今回は、医師の過失が認定された高等裁判所(No.38)と最高裁判所(No.39)の判決を紹介いたします。

No.38の判決は、医師の過失と患者の死亡との因果関係があると認定しました。そして、損害賠償の内容としては、慰謝料の他に、逸失利益(生存していれば得られたであろう収入等)や葬儀費用も認めています。紹介にあたり、高裁判決及び判例時報に掲載されていた原審(奈良地裁判決)も参考にしました。

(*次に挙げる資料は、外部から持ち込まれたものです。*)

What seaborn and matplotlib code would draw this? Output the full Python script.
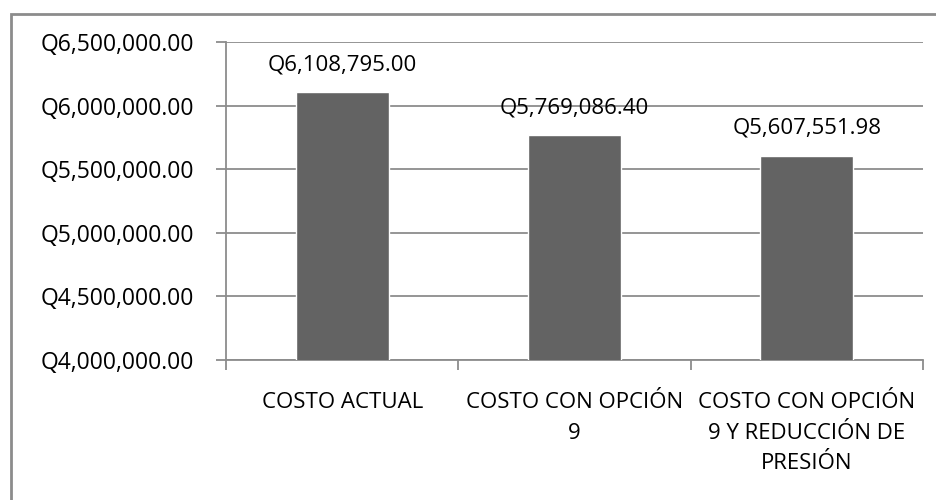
import matplotlib
matplotlib.use("Agg")
import matplotlib.pyplot as plt
import matplotlib.patches as mpatches
from matplotlib.ticker import FuncFormatter, FixedLocator
import seaborn as sns
import pandas as pd

categories = ["COSTO ACTUAL", "COSTO CON OPCIÓN\n9", "COSTO CON OPCIÓN\n9 Y REDUCCIÓN DE\nPRESIÓN"]
costs = [6108795.00, 5769086.40, 5607551.98]
y_ticks = [4000000, 4500000, 5000000, 5500000, 6000000, 6500000]

sns.set_theme(style="white")
plt.rcParams["font.family"] = ["Open Sans", "DejaVu Sans"]

df = pd.DataFrame({"categoria": categories, "costo": costs})

fig = plt.figure(figsize=(9.36, 5.0), dpi=100)
ax = fig.add_axes([226 / 936, 1 - 360 / 500, (923 - 226) / 936, (360 - 42) / 500])

sns.barplot(data=df, x="categoria", y="costo", color="#636363", saturation=1,
            width=0.4, ax=ax, zorder=3)

ax.set_ylim(y_ticks[0], y_ticks[-1])
ax.set_xlim(-0.5, len(categories) - 0.5)
ax.yaxis.set_major_locator(FixedLocator(y_ticks))
ax.yaxis.set_major_formatter(FuncFormatter(lambda v, p: f"Q{v:,.2f}"))
ax.grid(axis="y", color="#8c8c8c", linewidth=1.3, zorder=0)
ax.grid(axis="x", visible=False)

for side in ["top", "right"]:
    ax.spines[side].set_visible(False)
for side in ["left", "bottom"]:
    ax.spines[side].set_color("#8c8c8c")
    ax.spines[side].set_linewidth(1.3)

ax.set_xlabel("")
ax.set_ylabel("")
ax.tick_params(axis="y", which="major", left=True, length=7, width=1.3,
               color="#8c8c8c", labelsize=16.5, pad=16, labelcolor="black")
ax.tick_params(axis="x", which="major", bottom=False, labelsize=16, pad=17,
               labelcolor="black")
# category boundary ticks below the axis
ax.set_xticks([i - 0.5 for i in range(len(categories) + 1)], minor=True)
ax.tick_params(axis="x", which="minor", bottom=True, length=7, width=1.3,
               color="#8c8c8c", direction="out")
for lbl in ax.get_xticklabels():
    lbl.set_linespacing(1.6)

for i, v in enumerate(costs):
    ax.annotate(f"Q{v:,.2f}", (i, v), xytext=(0, 12), textcoords="offset points",
                ha="center", va="bottom", fontsize=16, color="black")

# chart area border
fig.patches.append(mpatches.Rectangle((11 / 936, -0.1), 1.2, 1 - 14 / 500 + 0.1,
                                      transform=fig.transFigure, fill=False,
                                      edgecolor="#8c8c8c", linewidth=2))

fig.savefig("out.png", dpi=100)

これに対して、No.39の判決では、医師の過失と患者の死亡との因果関係は認定されませんでしたので、慰謝料が損害賠償の内容として認められましたが、逸失利益や葬儀費用は認められませんでした。ここでの「慰謝料」の対象は、「患者が適切な医療を受ける機会を不当に奪われたことにより被った精神的苦痛」です。

なお、No.39の判決は、以前、【選択の視点(No.16~17)】の中で平成12年最高裁判決としてご紹介したものです。今回の紹介にあたり、判例時報に掲載された最高裁判所判決の他に、最高裁判所判例集(民集)54巻7号2574頁以下に掲載されている、一審判決及び二審判決も参照いたしました。